Ahir Bharat Embroidery

Ahir Bharat EmbroideryAhir tribes can be found in Kutch - chiefly Bhuj, Anjar and Mandvi talukas. Their style similar to mochi or aari embroidery. Among the Hindu Ahir the items commonly embroidered are bags (Kothries), wall hangings or Chaklas. In the house on each side of the doorway are Sankias or Barsankias. These embroided strips adorn either side of the doorway with a Toran hanging above the doorway. Sets of embroided clothing lavishly decorated with Shisha or mirror work forms an important part of their ceremonial clothing.

The Ahirs, who migrated from Gokul Mathura settled mostly in Kutch and Saurashtra.
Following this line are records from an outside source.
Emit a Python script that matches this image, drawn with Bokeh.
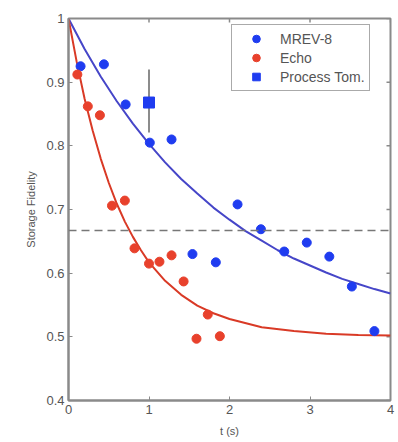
import math
from bokeh.plotting import figure
from bokeh.models import Span, Legend, LegendItem, Whisker, ColumnDataSource, FixedTicker, Range1d
from bokeh.embed import file_html
from bokeh.resources import INLINE

# MREV-8 data
mrev_t = [0.15, 0.44, 0.71, 1.01, 1.28, 1.54, 1.83, 2.10, 2.39, 2.68, 2.96, 3.24, 3.52, 3.80]
mrev_f = [0.925, 0.928, 0.865, 0.805, 0.810, 0.630, 0.617, 0.708, 0.669, 0.634, 0.648, 0.626, 0.579, 0.509]

# Echo data
echo_t = [0.11, 0.24, 0.39, 0.54, 0.70, 0.82, 1.00, 1.13, 1.28, 1.43, 1.59, 1.73, 1.88]
echo_f = [0.912, 0.862, 0.848, 0.706, 0.714, 0.639, 0.615, 0.618, 0.628, 0.587, 0.497, 0.535, 0.501]

# Process tomography
tomo_t = [1.0]
tomo_f = [0.868]
tomo_lo = [0.821]
tomo_hi = [0.920]

# Fit curves
mrev_fit_t = [0, 0.2, 0.4, 0.6, 0.8, 1.0, 1.2, 1.4, 1.6, 1.8, 2.0, 2.2, 2.4, 2.6, 2.8, 3.0, 3.2, 3.4, 3.6, 3.8, 4.0]
mrev_fit_f = [1.0, 0.952, 0.909, 0.870, 0.835, 0.803, 0.774, 0.748, 0.725, 0.703, 0.684, 0.666, 0.651, 0.636, 0.623, 0.612, 0.601, 0.591, 0.583, 0.575, 0.568]
echo_fit_t = [0, 0.1, 0.2, 0.3, 0.4, 0.5, 0.6, 0.7, 0.8, 0.9, 1.0, 1.2, 1.4, 1.6, 1.8, 2.0, 2.4, 2.8, 3.2, 3.6, 4.0]
echo_fit_f = [1.0, 0.933, 0.874, 0.824, 0.780, 0.742, 0.709, 0.681, 0.657, 0.636, 0.617, 0.588, 0.566, 0.549, 0.537, 0.528, 0.515, 0.509, 0.505, 0.503, 0.502]

threshold = 0.667

x_ticks = [0, 1, 2, 3, 4]
y_ticks = [0.4, 0.5, 0.6, 0.7, 0.8, 0.9, 1.0]
y_labels = {0.4: "0.4", 0.5: "0.5", 0.6: "0.6", 0.7: "0.7", 0.8: "0.8", 0.9: "0.9", 1.0: "1"}

BLUE = "#1f3cf0"
BLUE_LINE = "#4646c8"
RED = "#e8412c"
RED_LINE = "#d93a26"
AX = "#8a8a8a"
TXT = "#555555"
FONT = "Liberation Sans"

X0, X1 = 0, 4
Y0, Y1 = 0.4, 1.0

p = figure(width=398, height=442, output_backend="svg", toolbar_location=None,
           x_range=Range1d(X0, X1), y_range=Range1d(Y0, Y1),
           x_axis_label="t (s)", y_axis_label="Storage Fidelity",
           min_border_left=68, min_border_top=18, min_border_right=8, min_border_bottom=42)
p.grid.visible = False
p.outline_line_color = AX
p.outline_line_width = 2
p.background_fill_color = "white"
p.border_fill_color = "white"

for ax in [p.xaxis[0], p.yaxis[0]]:
    ax.axis_line_color = AX
    ax.axis_line_width = 2
    ax.major_tick_line_color = AX
    ax.major_tick_in = 4
    ax.major_tick_out = 0
    ax.minor_tick_line_color = None
    ax.major_label_text_font = FONT
    ax.major_label_text_font_size = "13px"
    ax.major_label_text_color = TXT
    ax.axis_label_text_font = FONT
    ax.axis_label_text_font_style = "normal"
    ax.axis_label_text_font_size = "11px"
    ax.axis_label_text_color = TXT
p.xaxis[0].ticker = FixedTicker(ticks=x_ticks)
p.yaxis[0].ticker = FixedTicker(ticks=y_ticks)
p.yaxis[0].major_label_overrides = y_labels
p.xaxis[0].major_label_standoff = 4
p.yaxis[0].major_label_standoff = 4
p.xaxis[0].axis_label_standoff = 8
p.yaxis[0].axis_label_standoff = 6

# inward ticks on the top and right edges of the box
p.scatter(x_ticks, [Y1] * len(x_ticks), marker="dash", size=8, angle=math.pi / 2,
          line_color=AX, line_width=1.5)
p.scatter([X1] * len(y_ticks), y_ticks, marker="dash", size=8,
          line_color=AX, line_width=1.5)

p.add_layout(Span(location=threshold, dimension="width", line_color="#777777",
                  line_width=1.5, line_dash="8 5"))

p.line(mrev_fit_t, mrev_fit_f, line_color=BLUE_LINE, line_width=2)
p.line(echo_fit_t, echo_fit_f, line_color=RED_LINE, line_width=2)

src = ColumnDataSource(dict(t=tomo_t, lo=tomo_lo, hi=tomo_hi))
p.add_layout(Whisker(source=src, base="t", lower="lo", upper="hi", line_color="#666666",
                     line_width=1.5, upper_head=None, lower_head=None))

r_m = p.scatter(mrev_t, mrev_f, marker="circle", size=9, fill_color=BLUE, line_color=BLUE)
r_e = p.scatter(echo_t, echo_f, marker="circle", size=9, fill_color=RED, line_color=RED)
r_p = p.scatter(tomo_t, tomo_f, marker="square", size=11, fill_color=BLUE, line_color=BLUE)

legend = Legend(items=[LegendItem(label="MREV-8", renderers=[r_m]),
                       LegendItem(label="Echo", renderers=[r_e]),
                       LegendItem(label="Process Tom.", renderers=[r_p])],
                location=(163, 309), padding=4, spacing=0, margin=0,
                glyph_width=40, glyph_height=19, label_height=19, label_standoff=4,
                label_text_font=FONT, label_text_font_size="14px", label_text_color=TXT,
                border_line_color="#555555", border_line_width=1.5,
                background_fill_alpha=1.0)
p.add_layout(legend)

open("out.html", "w").write(file_html(p, INLINE))
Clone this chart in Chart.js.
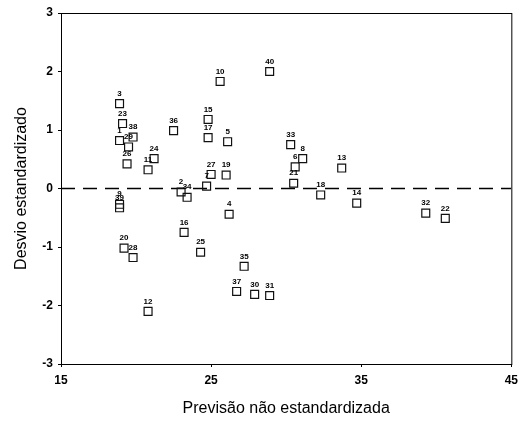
<!DOCTYPE html>
<html>
<head>
<meta charset="utf-8">
<script src="https://cdn.jsdelivr.net/npm/chart.js@4/dist/chart.umd.min.js"></script>
<style>
  html, body { margin: 0; padding: 0; background: #fff; }
  #wrap { width: 524px; height: 430px; }
</style>
</head>
<body>
<div id="wrap"><canvas id="scatter"></canvas></div>
<script>
// case labels, predicted value (x) and standardized residual (y)
const caseLabels = ['3', '23', '38', '1', '29', '26', '24', '11', '9', '39',
    '20', '28', '12', '36', '10', '40', '15', '17', '5', '27',
    '7', '19', '2', '34', '4', '16', '25', '35', '37', '30',
    '31', '33', '8', '6', '21', '13', '18', '14', '32', '22'];
const predicted = [18.9, 19.1, 19.8, 18.9, 19.5, 19.4, 21.2, 20.8, 18.9, 18.9,
    19.2, 19.8, 20.8, 22.5, 25.6, 28.9, 24.8, 24.8, 26.1, 25.0,
    24.7, 26.0, 23.0, 23.4, 26.2, 23.2, 24.3, 27.2, 26.7, 27.9,
    28.9, 30.3, 31.1, 30.6, 30.5, 33.7, 32.3, 34.7, 39.3, 40.6];
const residuals = [1.45, 1.11, 0.88, 0.82, 0.71, 0.42, 0.51, 0.32, -0.27, -0.33,
    -1.02, -1.18, -2.10, 0.99, 1.83, 2.00, 1.18, 0.87, 0.80, 0.24,
    0.04, 0.23, -0.06, -0.15, -0.44, -0.75, -1.09, -1.33, -1.76, -1.81,
    -1.83, 0.75, 0.51, 0.37, 0.09, 0.35, -0.11, -0.25, -0.42, -0.51];

// reference line
const refX = [15, 45];
const refY = [0, 0];

const xTicks = [15, 25, 35, 45];
const yTicks = [-3, -2, -1, 0, 1, 2, 3];

const points = predicted.map((x, i) => ({ x: x, y: residuals[i] }));
const refLine = refX.map((x, i) => ({ x: x, y: refY[i] }));

// box around plot area + point labels
const frameAndLabels = {
    id: 'frameAndLabels',
    afterDatasetsDraw(chart) {
        const ctx = chart.ctx;
        const a = chart.chartArea;
        ctx.save();
        ctx.strokeStyle = '#000';
        ctx.lineWidth = 1;
        ctx.strokeRect(a.left + 0.5, a.top + 0.5, a.right - a.left, a.bottom - a.top);

        const meta = chart.getDatasetMeta(0);
        ctx.font = 'bold 8px "Liberation Sans", Arial, sans-serif';
        ctx.fillStyle = '#000';
        ctx.textAlign = 'center';
        ctx.textBaseline = 'bottom';
        meta.data.forEach((pt, i) => {
            ctx.fillText(caseLabels[i], pt.x, pt.y - 6);
        });
        ctx.restore();
    }
};

const fontFam = '"Liberation Sans", Arial, sans-serif';

new Chart('scatter', {
    type: 'scatter',
    data: {
        datasets: [{
            label: 'Casos',
            data: points,
            pointStyle: 'rect',
            radius: 5.6,
            borderColor: '#111',
            borderWidth: 1.2,
            backgroundColor: 'rgba(255,255,255,0)'
        }, {
            label: 'Zero',
            type: 'line',
            data: refLine,
            borderColor: '#000',
            borderWidth: 1.6,
            borderDash: [14, 8],
            pointRadius: 0,
            fill: false
        }]
    },
    options: {
        responsive: true,
        maintainAspectRatio: false,
        animation: false,
        events: [],
        layout: { padding: { left: 0, top: 13, right: 7, bottom: 0 } },
        plugins: {
            legend: { display: false },
            tooltip: { enabled: false }
        },
        scales: {
            x: {
                type: 'linear',
                min: 15,
                max: 45,
                afterBuildTicks: s => { s.ticks = xTicks.map(v => ({ value: v })); },
                afterFit: s => { s.height = 66; },
                grid: { drawOnChartArea: false, tickLength: 3, color: '#000' },
                border: { display: true, color: '#000' },
                ticks: {
                    padding: 6,
                    color: '#000',
                    font: { family: fontFam, size: 12, weight: 'bold' }
                },
                title: {
                    display: true,
                    text: 'Previsão não estandardizada',
                    color: '#000',
                    font: { family: fontFam, size: 16 },
                    padding: { top: 0, bottom: 12 }
                }
            },
            y: {
                type: 'linear',
                min: -3,
                max: 3,
                afterBuildTicks: s => { s.ticks = yTicks.map(v => ({ value: v })); },
                afterFit: s => { s.width = 61; },
                grid: { drawOnChartArea: false, tickLength: 3, color: '#000' },
                border: { display: true, color: '#000' },
                ticks: {
                    padding: 5,
                    color: '#000',
                    font: { family: fontFam, size: 12, weight: 'bold' }
                },
                title: {
                    display: true,
                    text: 'Desvio estandardizado',
                    color: '#000',
                    font: { family: fontFam, size: 16 },
                    padding: { top: 12, bottom: 0 }
                }
            }
        }
    },
    plugins: [frameAndLabels]
});
</script>
</body>
</html>
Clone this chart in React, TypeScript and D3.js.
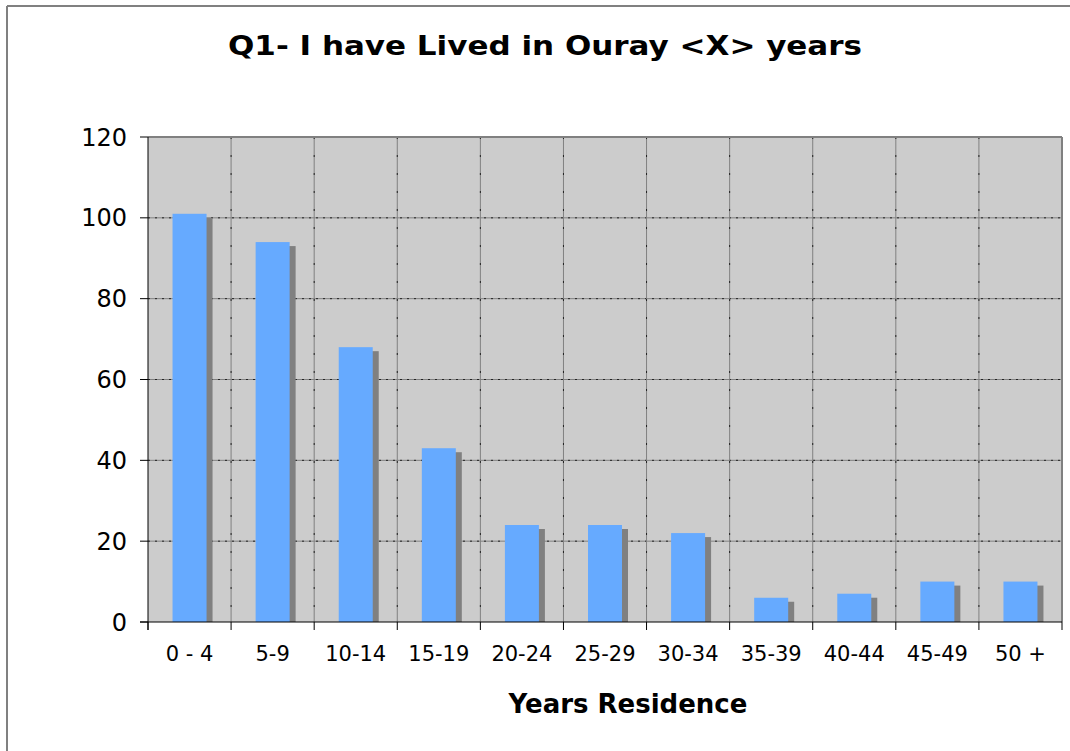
import React from "react";
import * as d3 from "d3";

const categories = ["0 - 4", "5-9", "10-14", "15-19", "20-24", "25-29", "30-34", "35-39", "40-44", "45-49", "50 +"];
const values = [101, 94, 68, 43, 24, 24, 22, 6, 7, 10, 10];
const yTicks = [0, 20, 40, 60, 80, 100, 120];

const W = 1070, H = 751;
const plot = { left: 148, top: 137, right: 1062, bottom: 622 };
const FONT = "'DejaVu Sans', Verdana, sans-serif";

export default function App() {
  const x = d3.scaleBand<string>().domain(categories).range([plot.left, plot.right]).paddingInner(0).paddingOuter(0);
  const y = d3.scaleLinear().domain([0, 120]).range([plot.bottom, plot.top]);
  const bw = x.bandwidth();
  const barW = 34;
  const boundaries = d3.range(categories.length + 1).map((i) => plot.left + i * bw);

  return (
    <svg width={W} height={H} style={{ position: "absolute", left: 0, top: 0, background: "#fff" }}>
      <rect x={0} y={0} width={W} height={H} fill="#fff" />
      <line x1={7} y1={6} x2={W} y2={6} stroke="#808080" strokeWidth={2} />
      <line x1={7} y1={6} x2={7} y2={H} stroke="#808080" strokeWidth={2} />
      <text x={228} y={55} textLength={634} lengthAdjust="spacingAndGlyphs" fontFamily={FONT} fontWeight="bold" fontSize={26}>
        Q1- I have Lived in Ouray &lt;X&gt; years
      </text>
      <rect x={plot.left} y={plot.top} width={plot.right - plot.left} height={plot.bottom - plot.top} fill="#cccccc" />
      {yTicks.slice(1, -1).map((t) => (
        <g key={"h" + t}>
          <line x1={plot.left} x2={plot.right} y1={y(t)} y2={y(t)} stroke="#808080" strokeWidth={1} />
          <line x1={plot.left} x2={plot.right} y1={y(t)} y2={y(t)} stroke="#222" strokeWidth={1} strokeDasharray="2,5" />
        </g>
      ))}
      {boundaries.slice(1, -1).map((b, i) => (
        <g key={"v" + i}>
          <line x1={b} x2={b} y1={plot.top} y2={plot.bottom} stroke="#808080" strokeWidth={1} />
          <line x1={b} x2={b} y1={plot.top} y2={plot.bottom} stroke="#222" strokeWidth={1} strokeDasharray="2,16" />
        </g>
      ))}
      {values.map((v, i) => {
        const cx = (x(categories[i]) as number) + bw / 2;
        const bx = cx - barW / 2;
        return (
          <g key={"b" + i}>
            <rect x={bx + 6} y={y(v) + 4} width={barW} height={plot.bottom - y(v) - 4} fill="#808080" />
            <rect x={bx} y={y(v)} width={barW} height={plot.bottom - y(v)} fill="#66aaff" />
          </g>
        );
      })}
      <line x1={plot.left} x2={plot.right} y1={plot.top} y2={plot.top} stroke="#808080" strokeWidth={2} />
      <line x1={plot.right} x2={plot.right} y1={plot.top} y2={plot.bottom} stroke="#808080" strokeWidth={2} />
      <line x1={plot.left} x2={plot.left} y1={plot.top} y2={plot.bottom + 8} stroke="#000" strokeWidth={1} />
      <line x1={plot.left - 8} x2={plot.right} y1={plot.bottom} y2={plot.bottom} stroke="#000" strokeWidth={1} />
      {yTicks.map((t) => (
        <g key={"yt" + t}>
          <line x1={plot.left - 8} x2={plot.left} y1={y(t)} y2={y(t)} stroke="#000" />
          <text x={127} y={y(t)} dy="0.36em" textAnchor="end" fontFamily={FONT} fontSize={24}>
            {t}
          </text>
        </g>
      ))}
      {boundaries.map((b, i) => (
        <line key={"xt" + i} x1={b} x2={b} y1={plot.bottom} y2={plot.bottom + 8} stroke="#000" />
      ))}
      {categories.map((c) => (
        <text key={"xl" + c} x={(x(c) as number) + bw / 2} y={661} textAnchor="middle" fontFamily={FONT} fontSize={21}>
          {c}
        </text>
      ))}
      <text x={628} y={713} textAnchor="middle" fontFamily={FONT} fontWeight="bold" fontSize={26}>
        Years Residence
      </text>
    </svg>
  );
}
They are mostly engaged in agriculture. Women of the Ahir community do needle work, when they get time from the work m the house and fields. This embroidery resembles Rabari stitches but only round mirrors are used with geometrical and floral motifs. Their dresses are embellished with embroidered articles. Kotay, Dhori, Sumraser, Habai, Lodai, Dharempur, Padhar, Dhanette, Mamuara, Nagor, Cheperedi are main centres of Ahir embroidery.

Patterns and Stitches
Ahir bharat has a flowing style. Motifs such as peacocks, parrots, scorpions, elephants, the milk maid and flowers are used. The designs are drawn free hand and transferred on to the cloth using stencil.

The outermost detailed stitch is called ‘kanta’ due to its resemblance to babool tree thorn. ‘Bakhiya’ is a detailing stitch and ‘dana’ is used for filling gaps. Chain stitch called ’sankali is used for outlines filled in with a herringbone stitch called ‘vana’. Mirrors, called ‘abhla’ are used frequently. Tear drop shap is most commonly used in different motifs.